- _Problem statement_: Reproduce all the lines below exactly and omit the images.
______
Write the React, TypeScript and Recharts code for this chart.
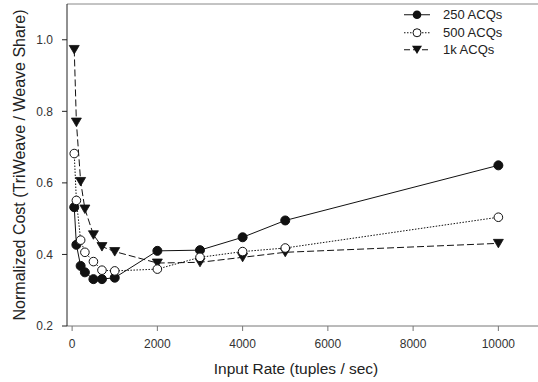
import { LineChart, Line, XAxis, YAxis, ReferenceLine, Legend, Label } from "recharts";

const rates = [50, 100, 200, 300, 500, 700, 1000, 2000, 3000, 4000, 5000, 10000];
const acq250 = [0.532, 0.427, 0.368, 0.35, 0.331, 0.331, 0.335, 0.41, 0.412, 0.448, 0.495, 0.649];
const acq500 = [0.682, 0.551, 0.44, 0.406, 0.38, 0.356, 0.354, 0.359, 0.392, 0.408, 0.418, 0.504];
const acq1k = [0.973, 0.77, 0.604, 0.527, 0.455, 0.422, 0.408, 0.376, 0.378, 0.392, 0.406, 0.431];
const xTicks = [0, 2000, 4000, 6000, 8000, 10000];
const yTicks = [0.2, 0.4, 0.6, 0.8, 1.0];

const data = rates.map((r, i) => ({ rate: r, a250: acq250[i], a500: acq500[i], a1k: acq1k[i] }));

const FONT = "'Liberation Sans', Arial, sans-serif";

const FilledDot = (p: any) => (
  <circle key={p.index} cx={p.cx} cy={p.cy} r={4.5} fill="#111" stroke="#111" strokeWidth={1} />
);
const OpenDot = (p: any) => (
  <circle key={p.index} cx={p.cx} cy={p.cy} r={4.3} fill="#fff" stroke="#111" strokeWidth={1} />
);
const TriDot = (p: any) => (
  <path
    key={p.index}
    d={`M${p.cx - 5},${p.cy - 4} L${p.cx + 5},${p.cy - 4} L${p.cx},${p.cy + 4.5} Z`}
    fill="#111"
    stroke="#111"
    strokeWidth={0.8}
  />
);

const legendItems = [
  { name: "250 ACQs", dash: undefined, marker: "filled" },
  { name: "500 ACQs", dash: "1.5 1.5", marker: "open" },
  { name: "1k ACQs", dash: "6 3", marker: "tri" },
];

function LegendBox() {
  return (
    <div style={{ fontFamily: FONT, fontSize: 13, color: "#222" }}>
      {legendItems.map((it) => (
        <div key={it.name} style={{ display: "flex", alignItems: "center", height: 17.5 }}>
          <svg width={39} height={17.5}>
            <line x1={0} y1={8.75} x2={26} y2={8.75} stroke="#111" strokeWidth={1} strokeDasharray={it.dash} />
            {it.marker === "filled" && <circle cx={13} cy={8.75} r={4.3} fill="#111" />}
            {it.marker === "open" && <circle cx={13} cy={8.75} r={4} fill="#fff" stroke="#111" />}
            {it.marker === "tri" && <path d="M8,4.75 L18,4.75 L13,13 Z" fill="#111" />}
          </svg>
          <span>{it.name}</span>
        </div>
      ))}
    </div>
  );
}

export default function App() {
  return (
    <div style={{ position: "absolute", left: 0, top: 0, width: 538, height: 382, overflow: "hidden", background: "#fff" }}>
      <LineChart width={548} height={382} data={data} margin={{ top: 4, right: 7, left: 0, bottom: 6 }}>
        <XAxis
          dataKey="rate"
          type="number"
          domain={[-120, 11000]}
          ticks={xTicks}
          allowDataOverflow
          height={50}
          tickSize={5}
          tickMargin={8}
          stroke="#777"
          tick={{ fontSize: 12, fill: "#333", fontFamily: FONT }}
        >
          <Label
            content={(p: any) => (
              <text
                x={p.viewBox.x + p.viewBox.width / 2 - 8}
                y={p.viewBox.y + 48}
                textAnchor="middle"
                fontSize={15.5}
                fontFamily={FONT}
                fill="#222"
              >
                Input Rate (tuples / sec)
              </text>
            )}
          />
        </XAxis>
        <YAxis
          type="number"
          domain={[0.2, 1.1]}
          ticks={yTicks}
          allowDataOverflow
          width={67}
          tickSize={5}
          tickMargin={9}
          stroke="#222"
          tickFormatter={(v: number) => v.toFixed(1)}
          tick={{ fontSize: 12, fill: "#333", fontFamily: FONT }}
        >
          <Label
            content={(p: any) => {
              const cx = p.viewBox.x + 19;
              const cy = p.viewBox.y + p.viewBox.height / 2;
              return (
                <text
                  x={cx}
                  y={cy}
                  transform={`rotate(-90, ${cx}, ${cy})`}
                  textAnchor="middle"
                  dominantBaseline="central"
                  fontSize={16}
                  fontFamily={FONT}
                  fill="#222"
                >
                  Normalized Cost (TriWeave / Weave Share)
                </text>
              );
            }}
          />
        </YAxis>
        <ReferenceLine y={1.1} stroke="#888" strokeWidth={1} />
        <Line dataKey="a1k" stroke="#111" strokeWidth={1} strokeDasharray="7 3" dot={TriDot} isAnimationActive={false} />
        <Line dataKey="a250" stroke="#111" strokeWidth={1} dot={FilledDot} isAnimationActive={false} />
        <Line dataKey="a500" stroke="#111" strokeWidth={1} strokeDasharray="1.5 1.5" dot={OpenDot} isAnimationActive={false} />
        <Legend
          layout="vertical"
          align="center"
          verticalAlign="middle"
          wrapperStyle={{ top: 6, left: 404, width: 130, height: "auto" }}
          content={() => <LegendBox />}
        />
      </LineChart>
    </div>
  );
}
______
- _Final result_:
Write the React, TypeScript and Recharts code for this chart.
import { LineChart, Line, XAxis, YAxis, ReferenceLine, Legend, Label } from "recharts";

const rates = [50, 100, 200, 300, 500, 700, 1000, 2000, 3000, 4000, 5000, 10000];
const acq250 = [0.532, 0.427, 0.368, 0.35, 0.331, 0.331, 0.335, 0.41, 0.412, 0.448, 0.495, 0.649];
const acq500 = [0.682, 0.551, 0.44, 0.406, 0.38, 0.356, 0.354, 0.359, 0.392, 0.408, 0.418, 0.504];
const acq1k = [0.973, 0.77, 0.604, 0.527, 0.455, 0.422, 0.408, 0.376, 0.378, 0.392, 0.406, 0.431];
const xTicks = [0, 2000, 4000, 6000, 8000, 10000];
const yTicks = [0.2, 0.4, 0.6, 0.8, 1.0];

const data = rates.map((r, i) => ({ rate: r, a250: acq250[i], a500: acq500[i], a1k: acq1k[i] }));

const FONT = "'Liberation Sans', Arial, sans-serif";

const FilledDot = (p: any) => (
  <circle key={p.index} cx={p.cx} cy={p.cy} r={4.5} fill="#111" stroke="#111" strokeWidth={1} />
);
const OpenDot = (p: any) => (
  <circle key={p.index} cx={p.cx} cy={p.cy} r={4.3} fill="#fff" stroke="#111" strokeWidth={1} />
);
const TriDot = (p: any) => (
  <path
    key={p.index}
    d={`M${p.cx - 5},${p.cy - 4} L${p.cx + 5},${p.cy - 4} L${p.cx},${p.cy + 4.5} Z`}
    fill="#111"
    stroke="#111"
    strokeWidth={0.8}
  />
);

const legendItems = [
  { name: "250 ACQs", dash: undefined, marker: "filled" },
  { name: "500 ACQs", dash: "1.5 1.5", marker: "open" },
  { name: "1k ACQs", dash: "6 3", marker: "tri" },
];

function LegendBox() {
  return (
    <div style={{ fontFamily: FONT, fontSize: 13, color: "#222" }}>
      {legendItems.map((it) => (
        <div key={it.name} style={{ display: "flex", alignItems: "center", height: 17.5 }}>
          <svg width={39} height={17.5}>
            <line x1={0} y1={8.75} x2={26} y2={8.75} stroke="#111" strokeWidth={1} strokeDasharray={it.dash} />
            {it.marker === "filled" && <circle cx={13} cy={8.75} r={4.3} fill="#111" />}
            {it.marker === "open" && <circle cx={13} cy={8.75} r={4} fill="#fff" stroke="#111" />}
            {it.marker === "tri" && <path d="M8,4.75 L18,4.75 L13,13 Z" fill="#111" />}
          </svg>
          <span>{it.name}</span>
        </div>
      ))}
    </div>
  );
}

export default function App() {
  return (
    <div style={{ position: "absolute", left: 0, top: 0, width: 538, height: 382, overflow: "hidden", background: "#fff" }}>
      <LineChart width={548} height={382} data={data} margin={{ top: 4, right: 7, left: 0, bottom: 6 }}>
        <XAxis
          dataKey="rate"
          type="number"
          domain={[-120, 11000]}
          ticks={xTicks}
          allowDataOverflow
          height={50}
          tickSize={5}
          tickMargin={8}
          stroke="#777"
          tick={{ fontSize: 12, fill: "#333", fontFamily: FONT }}
        >
          <Label
            content={(p: any) => (
              <text
                x={p.viewBox.x + p.viewBox.width / 2 - 8}
                y={p.viewBox.y + 48}
                textAnchor="middle"
                fontSize={15.5}
                fontFamily={FONT}
                fill="#222"
              >
                Input Rate (tuples / sec)
              </text>
            )}
          />
        </XAxis>
        <YAxis
          type="number"
          domain={[0.2, 1.1]}
          ticks={yTicks}
          allowDataOverflow
          width={67}
          tickSize={5}
          tickMargin={9}
          stroke="#222"
          tickFormatter={(v: number) => v.toFixed(1)}
          tick={{ fontSize: 12, fill: "#333", fontFamily: FONT }}
        >
          <Label
            content={(p: any) => {
              const cx = p.viewBox.x + 19;
              const cy = p.viewBox.y + p.viewBox.height / 2;
              return (
                <text
                  x={cx}
                  y={cy}
                  transform={`rotate(-90, ${cx}, ${cy})`}
                  textAnchor="middle"
                  dominantBaseline="central"
                  fontSize={16}
                  fontFamily={FONT}
                  fill="#222"
                >
                  Normalized Cost (TriWeave / Weave Share)
                </text>
              );
            }}
          />
        </YAxis>
        <ReferenceLine y={1.1} stroke="#888" strokeWidth={1} />
        <Line dataKey="a1k" stroke="#111" strokeWidth={1} strokeDasharray="7 3" dot={TriDot} isAnimationActive={false} />
        <Line dataKey="a250" stroke="#111" strokeWidth={1} dot={FilledDot} isAnimationActive={false} />
        <Line dataKey="a500" stroke="#111" strokeWidth={1} strokeDasharray="1.5 1.5" dot={OpenDot} isAnimationActive={false} />
        <Legend
          layout="vertical"
          align="center"
          verticalAlign="middle"
          wrapperStyle={{ top: 6, left: 404, width: 130, height: "auto" }}
          content={() => <LegendBox />}
        />
      </LineChart>
    </div>
  );
}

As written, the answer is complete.